▶ [TASK GOAL]
Gather all lines in the entries below that include the word "Convert".

▶ [DATASET RECORDS]

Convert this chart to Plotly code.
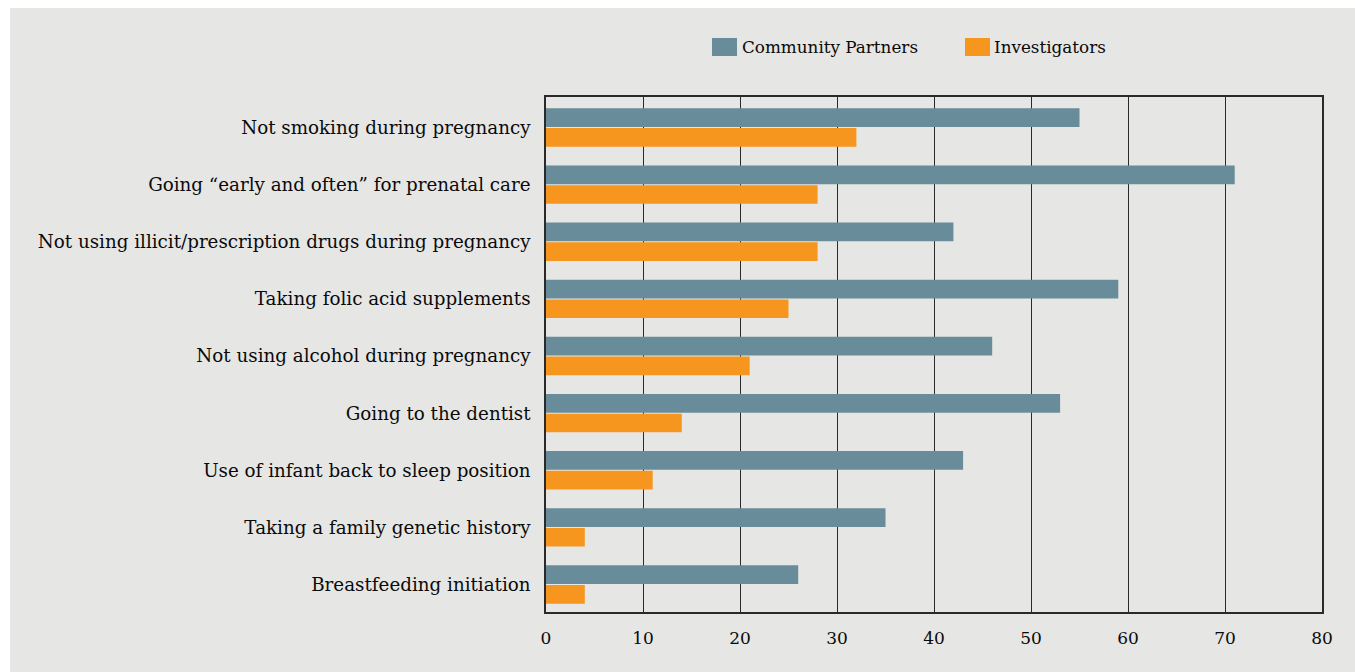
--
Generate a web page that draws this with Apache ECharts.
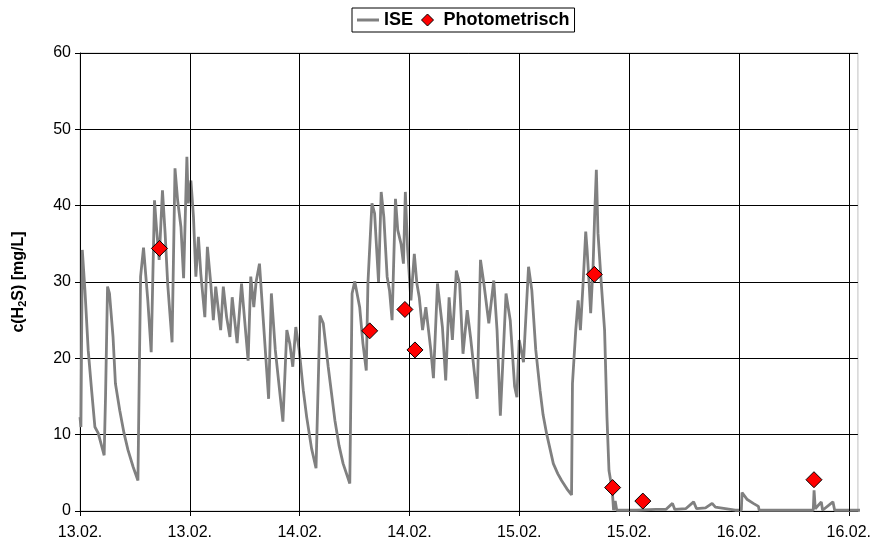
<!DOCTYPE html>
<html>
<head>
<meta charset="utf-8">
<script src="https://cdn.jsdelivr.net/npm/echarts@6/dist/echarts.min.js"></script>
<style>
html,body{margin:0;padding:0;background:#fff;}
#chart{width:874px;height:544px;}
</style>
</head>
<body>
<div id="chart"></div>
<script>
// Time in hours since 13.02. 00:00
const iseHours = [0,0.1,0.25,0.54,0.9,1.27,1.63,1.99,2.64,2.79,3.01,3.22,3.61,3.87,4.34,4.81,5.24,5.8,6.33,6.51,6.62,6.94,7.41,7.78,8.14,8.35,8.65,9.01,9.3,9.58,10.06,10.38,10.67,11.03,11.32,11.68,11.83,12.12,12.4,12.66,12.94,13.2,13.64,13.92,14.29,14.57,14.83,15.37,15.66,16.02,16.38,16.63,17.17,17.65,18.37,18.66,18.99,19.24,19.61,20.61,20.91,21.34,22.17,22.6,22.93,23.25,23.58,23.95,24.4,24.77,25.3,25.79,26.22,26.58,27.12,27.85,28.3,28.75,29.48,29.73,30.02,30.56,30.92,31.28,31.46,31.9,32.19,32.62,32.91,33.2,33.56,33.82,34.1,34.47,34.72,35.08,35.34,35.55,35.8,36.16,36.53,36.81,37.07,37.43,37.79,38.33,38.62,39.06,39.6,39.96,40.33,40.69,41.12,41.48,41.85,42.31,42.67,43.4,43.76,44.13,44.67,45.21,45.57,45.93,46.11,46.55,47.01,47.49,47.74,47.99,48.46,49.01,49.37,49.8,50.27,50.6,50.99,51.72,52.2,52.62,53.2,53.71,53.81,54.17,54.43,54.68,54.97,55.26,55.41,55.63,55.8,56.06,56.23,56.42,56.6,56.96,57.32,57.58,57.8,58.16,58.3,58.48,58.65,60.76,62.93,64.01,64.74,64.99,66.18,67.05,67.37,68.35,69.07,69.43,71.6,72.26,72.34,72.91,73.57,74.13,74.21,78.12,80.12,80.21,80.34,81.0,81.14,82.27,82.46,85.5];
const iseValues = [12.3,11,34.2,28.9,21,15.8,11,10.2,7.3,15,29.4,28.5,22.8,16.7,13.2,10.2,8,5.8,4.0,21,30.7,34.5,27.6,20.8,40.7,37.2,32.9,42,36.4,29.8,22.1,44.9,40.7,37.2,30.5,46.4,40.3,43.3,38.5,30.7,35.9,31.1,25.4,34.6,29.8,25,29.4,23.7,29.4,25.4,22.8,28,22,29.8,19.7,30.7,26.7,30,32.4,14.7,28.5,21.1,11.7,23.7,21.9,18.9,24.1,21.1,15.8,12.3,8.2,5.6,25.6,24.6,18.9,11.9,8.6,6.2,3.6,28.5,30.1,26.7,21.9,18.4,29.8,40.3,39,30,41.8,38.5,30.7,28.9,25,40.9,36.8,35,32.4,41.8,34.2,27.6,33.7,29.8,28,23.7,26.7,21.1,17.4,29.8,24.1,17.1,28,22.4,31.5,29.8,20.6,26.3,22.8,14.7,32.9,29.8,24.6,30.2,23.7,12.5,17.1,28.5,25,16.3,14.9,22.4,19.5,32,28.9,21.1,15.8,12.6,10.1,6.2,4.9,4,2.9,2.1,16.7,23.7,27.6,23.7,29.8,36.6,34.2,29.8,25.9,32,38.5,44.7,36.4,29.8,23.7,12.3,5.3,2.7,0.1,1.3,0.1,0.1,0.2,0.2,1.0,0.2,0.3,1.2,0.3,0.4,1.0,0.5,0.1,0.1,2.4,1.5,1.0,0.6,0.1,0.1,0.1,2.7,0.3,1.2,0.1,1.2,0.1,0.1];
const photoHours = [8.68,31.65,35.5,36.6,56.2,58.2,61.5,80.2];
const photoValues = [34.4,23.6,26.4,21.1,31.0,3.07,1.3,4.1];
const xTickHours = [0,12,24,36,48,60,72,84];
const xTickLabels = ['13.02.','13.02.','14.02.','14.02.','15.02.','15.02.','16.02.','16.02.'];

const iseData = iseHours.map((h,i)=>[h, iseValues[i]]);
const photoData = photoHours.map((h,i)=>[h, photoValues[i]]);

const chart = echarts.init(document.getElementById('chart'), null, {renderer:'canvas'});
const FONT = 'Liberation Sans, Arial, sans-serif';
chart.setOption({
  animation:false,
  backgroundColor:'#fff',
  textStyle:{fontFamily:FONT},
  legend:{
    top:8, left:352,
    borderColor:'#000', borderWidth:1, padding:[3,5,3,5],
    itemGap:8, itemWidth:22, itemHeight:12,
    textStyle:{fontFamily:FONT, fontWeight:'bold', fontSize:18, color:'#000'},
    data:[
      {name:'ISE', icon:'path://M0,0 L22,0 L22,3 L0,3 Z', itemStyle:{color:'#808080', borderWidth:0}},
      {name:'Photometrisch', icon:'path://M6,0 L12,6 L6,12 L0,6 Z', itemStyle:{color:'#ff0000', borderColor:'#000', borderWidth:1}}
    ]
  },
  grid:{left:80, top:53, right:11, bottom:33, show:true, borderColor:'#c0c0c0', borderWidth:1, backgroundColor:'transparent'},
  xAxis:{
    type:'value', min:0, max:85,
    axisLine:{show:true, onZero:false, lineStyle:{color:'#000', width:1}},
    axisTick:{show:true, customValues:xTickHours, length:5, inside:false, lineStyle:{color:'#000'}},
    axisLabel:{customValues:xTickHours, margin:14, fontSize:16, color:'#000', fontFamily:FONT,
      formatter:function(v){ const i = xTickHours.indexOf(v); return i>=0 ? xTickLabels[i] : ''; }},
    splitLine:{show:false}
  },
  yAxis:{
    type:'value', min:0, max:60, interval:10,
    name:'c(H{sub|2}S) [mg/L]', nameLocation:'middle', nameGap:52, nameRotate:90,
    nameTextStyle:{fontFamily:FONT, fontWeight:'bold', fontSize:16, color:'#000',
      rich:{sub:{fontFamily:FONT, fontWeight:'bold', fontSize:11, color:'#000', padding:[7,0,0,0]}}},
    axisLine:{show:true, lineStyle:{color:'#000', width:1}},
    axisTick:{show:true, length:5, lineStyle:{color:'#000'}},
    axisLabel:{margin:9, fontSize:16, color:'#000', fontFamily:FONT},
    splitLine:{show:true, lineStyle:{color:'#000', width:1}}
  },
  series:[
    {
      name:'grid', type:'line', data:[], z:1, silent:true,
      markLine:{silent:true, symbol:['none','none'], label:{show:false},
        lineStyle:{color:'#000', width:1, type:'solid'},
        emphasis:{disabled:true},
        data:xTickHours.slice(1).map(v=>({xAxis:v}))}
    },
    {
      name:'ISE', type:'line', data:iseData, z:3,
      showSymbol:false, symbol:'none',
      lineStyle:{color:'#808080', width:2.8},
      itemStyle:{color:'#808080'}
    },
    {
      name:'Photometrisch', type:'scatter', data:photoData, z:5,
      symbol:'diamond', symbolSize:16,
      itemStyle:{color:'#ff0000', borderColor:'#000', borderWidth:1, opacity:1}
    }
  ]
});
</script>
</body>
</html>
...
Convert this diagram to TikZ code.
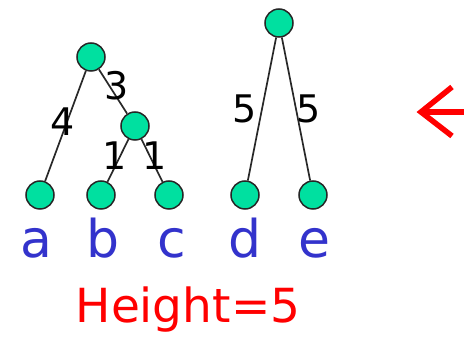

▶ [TASK ANSWER]
Convert this chart to Plotly code.
Convert this diagram to TikZ code.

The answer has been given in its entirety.